• _GIVEN TASK_
Copy everything in the listing below word for word, apart from any images.

::: DATASET EXCERPT :::

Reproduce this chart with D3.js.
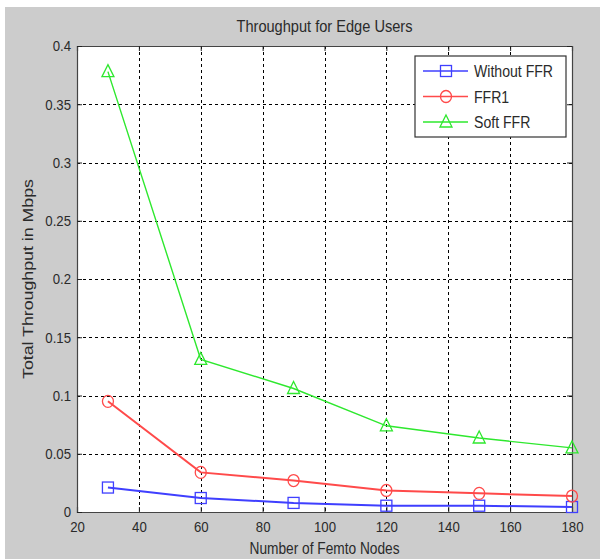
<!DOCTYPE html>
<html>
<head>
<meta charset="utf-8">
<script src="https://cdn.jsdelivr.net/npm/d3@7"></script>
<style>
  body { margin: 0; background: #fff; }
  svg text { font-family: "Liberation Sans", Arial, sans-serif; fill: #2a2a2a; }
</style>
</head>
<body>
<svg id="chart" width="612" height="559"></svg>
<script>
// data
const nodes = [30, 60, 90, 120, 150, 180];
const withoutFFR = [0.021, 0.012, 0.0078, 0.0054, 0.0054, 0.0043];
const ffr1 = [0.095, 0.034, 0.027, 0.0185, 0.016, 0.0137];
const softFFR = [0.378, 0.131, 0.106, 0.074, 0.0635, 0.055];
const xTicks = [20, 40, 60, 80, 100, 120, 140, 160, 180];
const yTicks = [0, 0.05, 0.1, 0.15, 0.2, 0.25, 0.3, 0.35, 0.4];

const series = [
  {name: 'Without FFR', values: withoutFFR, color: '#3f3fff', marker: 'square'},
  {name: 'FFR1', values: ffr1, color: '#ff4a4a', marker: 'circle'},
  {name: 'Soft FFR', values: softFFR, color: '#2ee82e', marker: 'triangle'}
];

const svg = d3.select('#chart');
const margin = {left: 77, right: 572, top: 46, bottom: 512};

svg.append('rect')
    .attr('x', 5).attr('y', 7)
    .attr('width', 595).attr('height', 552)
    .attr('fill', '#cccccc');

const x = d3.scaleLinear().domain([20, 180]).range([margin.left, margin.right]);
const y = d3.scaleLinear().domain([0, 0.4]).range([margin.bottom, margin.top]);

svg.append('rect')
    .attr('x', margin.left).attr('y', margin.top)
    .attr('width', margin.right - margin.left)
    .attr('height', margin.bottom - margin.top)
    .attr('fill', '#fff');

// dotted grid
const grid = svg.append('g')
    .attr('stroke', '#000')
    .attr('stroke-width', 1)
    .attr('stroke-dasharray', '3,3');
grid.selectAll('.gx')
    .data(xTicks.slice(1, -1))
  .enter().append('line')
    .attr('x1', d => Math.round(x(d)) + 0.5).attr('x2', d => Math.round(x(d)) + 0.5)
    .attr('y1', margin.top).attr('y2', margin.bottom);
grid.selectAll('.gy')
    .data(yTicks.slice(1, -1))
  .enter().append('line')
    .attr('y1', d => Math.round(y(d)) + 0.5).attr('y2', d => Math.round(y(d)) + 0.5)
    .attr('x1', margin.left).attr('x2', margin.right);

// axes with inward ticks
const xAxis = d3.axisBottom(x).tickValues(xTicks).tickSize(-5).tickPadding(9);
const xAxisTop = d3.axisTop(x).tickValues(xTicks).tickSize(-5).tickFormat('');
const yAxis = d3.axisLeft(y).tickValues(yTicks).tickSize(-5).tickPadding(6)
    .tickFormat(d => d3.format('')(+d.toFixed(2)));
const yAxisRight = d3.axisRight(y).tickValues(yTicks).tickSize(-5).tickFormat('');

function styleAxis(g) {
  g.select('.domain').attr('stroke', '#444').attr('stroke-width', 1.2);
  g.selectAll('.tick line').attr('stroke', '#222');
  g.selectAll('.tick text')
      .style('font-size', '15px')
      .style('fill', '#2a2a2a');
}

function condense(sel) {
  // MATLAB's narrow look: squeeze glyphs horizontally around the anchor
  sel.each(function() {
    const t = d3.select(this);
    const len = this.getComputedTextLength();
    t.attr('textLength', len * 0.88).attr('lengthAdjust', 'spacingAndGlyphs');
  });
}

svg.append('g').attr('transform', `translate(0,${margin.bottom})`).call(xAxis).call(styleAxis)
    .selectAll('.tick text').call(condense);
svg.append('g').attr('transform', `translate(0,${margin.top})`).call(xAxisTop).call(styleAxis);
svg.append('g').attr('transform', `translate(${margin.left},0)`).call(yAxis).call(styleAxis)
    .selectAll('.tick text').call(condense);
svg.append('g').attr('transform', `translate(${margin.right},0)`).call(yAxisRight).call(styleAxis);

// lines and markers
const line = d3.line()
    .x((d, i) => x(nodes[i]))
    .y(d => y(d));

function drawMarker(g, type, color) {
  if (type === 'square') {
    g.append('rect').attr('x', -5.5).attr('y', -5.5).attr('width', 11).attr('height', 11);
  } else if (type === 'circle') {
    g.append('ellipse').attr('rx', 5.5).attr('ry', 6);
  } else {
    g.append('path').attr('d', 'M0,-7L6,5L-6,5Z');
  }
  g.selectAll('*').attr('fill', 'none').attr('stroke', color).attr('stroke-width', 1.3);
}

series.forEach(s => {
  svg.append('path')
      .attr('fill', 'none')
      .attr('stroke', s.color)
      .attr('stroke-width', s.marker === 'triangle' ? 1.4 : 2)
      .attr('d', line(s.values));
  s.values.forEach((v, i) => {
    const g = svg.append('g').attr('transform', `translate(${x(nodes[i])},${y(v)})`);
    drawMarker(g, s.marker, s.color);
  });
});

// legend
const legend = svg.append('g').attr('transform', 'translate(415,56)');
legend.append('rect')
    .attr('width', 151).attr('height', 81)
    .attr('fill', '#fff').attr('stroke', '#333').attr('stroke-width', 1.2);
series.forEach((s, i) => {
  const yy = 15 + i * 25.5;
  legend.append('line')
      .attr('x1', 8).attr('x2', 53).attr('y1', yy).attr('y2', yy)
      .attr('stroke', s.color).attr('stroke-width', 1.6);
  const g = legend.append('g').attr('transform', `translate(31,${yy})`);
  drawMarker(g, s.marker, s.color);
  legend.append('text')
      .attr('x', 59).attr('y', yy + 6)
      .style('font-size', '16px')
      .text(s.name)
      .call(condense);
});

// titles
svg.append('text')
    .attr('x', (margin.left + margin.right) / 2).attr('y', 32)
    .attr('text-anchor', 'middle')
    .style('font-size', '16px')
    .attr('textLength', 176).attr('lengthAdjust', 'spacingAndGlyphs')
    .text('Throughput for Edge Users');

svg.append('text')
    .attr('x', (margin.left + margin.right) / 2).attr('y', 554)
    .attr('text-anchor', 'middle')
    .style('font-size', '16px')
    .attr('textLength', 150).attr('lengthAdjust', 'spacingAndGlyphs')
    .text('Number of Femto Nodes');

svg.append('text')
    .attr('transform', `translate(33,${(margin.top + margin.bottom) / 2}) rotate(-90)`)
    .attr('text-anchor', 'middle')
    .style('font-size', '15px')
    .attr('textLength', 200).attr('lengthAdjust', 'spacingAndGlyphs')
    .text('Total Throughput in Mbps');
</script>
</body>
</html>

:::

• _FINAL ANSWER_
Reproduce this chart with D3.js.
<!DOCTYPE html>
<html>
<head>
<meta charset="utf-8">
<script src="https://cdn.jsdelivr.net/npm/d3@7"></script>
<style>
  body { margin: 0; background: #fff; }
  svg text { font-family: "Liberation Sans", Arial, sans-serif; fill: #2a2a2a; }
</style>
</head>
<body>
<svg id="chart" width="612" height="559"></svg>
<script>
// data
const nodes = [30, 60, 90, 120, 150, 180];
const withoutFFR = [0.021, 0.012, 0.0078, 0.0054, 0.0054, 0.0043];
const ffr1 = [0.095, 0.034, 0.027, 0.0185, 0.016, 0.0137];
const softFFR = [0.378, 0.131, 0.106, 0.074, 0.0635, 0.055];
const xTicks = [20, 40, 60, 80, 100, 120, 140, 160, 180];
const yTicks = [0, 0.05, 0.1, 0.15, 0.2, 0.25, 0.3, 0.35, 0.4];

const series = [
  {name: 'Without FFR', values: withoutFFR, color: '#3f3fff', marker: 'square'},
  {name: 'FFR1', values: ffr1, color: '#ff4a4a', marker: 'circle'},
  {name: 'Soft FFR', values: softFFR, color: '#2ee82e', marker: 'triangle'}
];

const svg = d3.select('#chart');
const margin = {left: 77, right: 572, top: 46, bottom: 512};

svg.append('rect')
    .attr('x', 5).attr('y', 7)
    .attr('width', 595).attr('height', 552)
    .attr('fill', '#cccccc');

const x = d3.scaleLinear().domain([20, 180]).range([margin.left, margin.right]);
const y = d3.scaleLinear().domain([0, 0.4]).range([margin.bottom, margin.top]);

svg.append('rect')
    .attr('x', margin.left).attr('y', margin.top)
    .attr('width', margin.right - margin.left)
    .attr('height', margin.bottom - margin.top)
    .attr('fill', '#fff');

// dotted grid
const grid = svg.append('g')
    .attr('stroke', '#000')
    .attr('stroke-width', 1)
    .attr('stroke-dasharray', '3,3');
grid.selectAll('.gx')
    .data(xTicks.slice(1, -1))
  .enter().append('line')
    .attr('x1', d => Math.round(x(d)) + 0.5).attr('x2', d => Math.round(x(d)) + 0.5)
    .attr('y1', margin.top).attr('y2', margin.bottom);
grid.selectAll('.gy')
    .data(yTicks.slice(1, -1))
  .enter().append('line')
    .attr('y1', d => Math.round(y(d)) + 0.5).attr('y2', d => Math.round(y(d)) + 0.5)
    .attr('x1', margin.left).attr('x2', margin.right);

// axes with inward ticks
const xAxis = d3.axisBottom(x).tickValues(xTicks).tickSize(-5).tickPadding(9);
const xAxisTop = d3.axisTop(x).tickValues(xTicks).tickSize(-5).tickFormat('');
const yAxis = d3.axisLeft(y).tickValues(yTicks).tickSize(-5).tickPadding(6)
    .tickFormat(d => d3.format('')(+d.toFixed(2)));
const yAxisRight = d3.axisRight(y).tickValues(yTicks).tickSize(-5).tickFormat('');

function styleAxis(g) {
  g.select('.domain').attr('stroke', '#444').attr('stroke-width', 1.2);
  g.selectAll('.tick line').attr('stroke', '#222');
  g.selectAll('.tick text')
      .style('font-size', '15px')
      .style('fill', '#2a2a2a');
}

function condense(sel) {
  // MATLAB's narrow look: squeeze glyphs horizontally around the anchor
  sel.each(function() {
    const t = d3.select(this);
    const len = this.getComputedTextLength();
    t.attr('textLength', len * 0.88).attr('lengthAdjust', 'spacingAndGlyphs');
  });
}

svg.append('g').attr('transform', `translate(0,${margin.bottom})`).call(xAxis).call(styleAxis)
    .selectAll('.tick text').call(condense);
svg.append('g').attr('transform', `translate(0,${margin.top})`).call(xAxisTop).call(styleAxis);
svg.append('g').attr('transform', `translate(${margin.left},0)`).call(yAxis).call(styleAxis)
    .selectAll('.tick text').call(condense);
svg.append('g').attr('transform', `translate(${margin.right},0)`).call(yAxisRight).call(styleAxis);

// lines and markers
const line = d3.line()
    .x((d, i) => x(nodes[i]))
    .y(d => y(d));

function drawMarker(g, type, color) {
  if (type === 'square') {
    g.append('rect').attr('x', -5.5).attr('y', -5.5).attr('width', 11).attr('height', 11);
  } else if (type === 'circle') {
    g.append('ellipse').attr('rx', 5.5).attr('ry', 6);
  } else {
    g.append('path').attr('d', 'M0,-7L6,5L-6,5Z');
  }
  g.selectAll('*').attr('fill', 'none').attr('stroke', color).attr('stroke-width', 1.3);
}

series.forEach(s => {
  svg.append('path')
      .attr('fill', 'none')
      .attr('stroke', s.color)
      .attr('stroke-width', s.marker === 'triangle' ? 1.4 : 2)
      .attr('d', line(s.values));
  s.values.forEach((v, i) => {
    const g = svg.append('g').attr('transform', `translate(${x(nodes[i])},${y(v)})`);
    drawMarker(g, s.marker, s.color);
  });
});

// legend
const legend = svg.append('g').attr('transform', 'translate(415,56)');
legend.append('rect')
    .attr('width', 151).attr('height', 81)
    .attr('fill', '#fff').attr('stroke', '#333').attr('stroke-width', 1.2);
series.forEach((s, i) => {
  const yy = 15 + i * 25.5;
  legend.append('line')
      .attr('x1', 8).attr('x2', 53).attr('y1', yy).attr('y2', yy)
      .attr('stroke', s.color).attr('stroke-width', 1.6);
  const g = legend.append('g').attr('transform', `translate(31,${yy})`);
  drawMarker(g, s.marker, s.color);
  legend.append('text')
      .attr('x', 59).attr('y', yy + 6)
      .style('font-size', '16px')
      .text(s.name)
      .call(condense);
});

// titles
svg.append('text')
    .attr('x', (margin.left + margin.right) / 2).attr('y', 32)
    .attr('text-anchor', 'middle')
    .style('font-size', '16px')
    .attr('textLength', 176).attr('lengthAdjust', 'spacingAndGlyphs')
    .text('Throughput for Edge Users');

svg.append('text')
    .attr('x', (margin.left + margin.right) / 2).attr('y', 554)
    .attr('text-anchor', 'middle')
    .style('font-size', '16px')
    .attr('textLength', 150).attr('lengthAdjust', 'spacingAndGlyphs')
    .text('Number of Femto Nodes');

svg.append('text')
    .attr('transform', `translate(33,${(margin.top + margin.bottom) / 2}) rotate(-90)`)
    .attr('text-anchor', 'middle')
    .style('font-size', '15px')
    .attr('textLength', 200).attr('lengthAdjust', 'spacingAndGlyphs')
    .text('Total Throughput in Mbps');
</script>
</body>
</html>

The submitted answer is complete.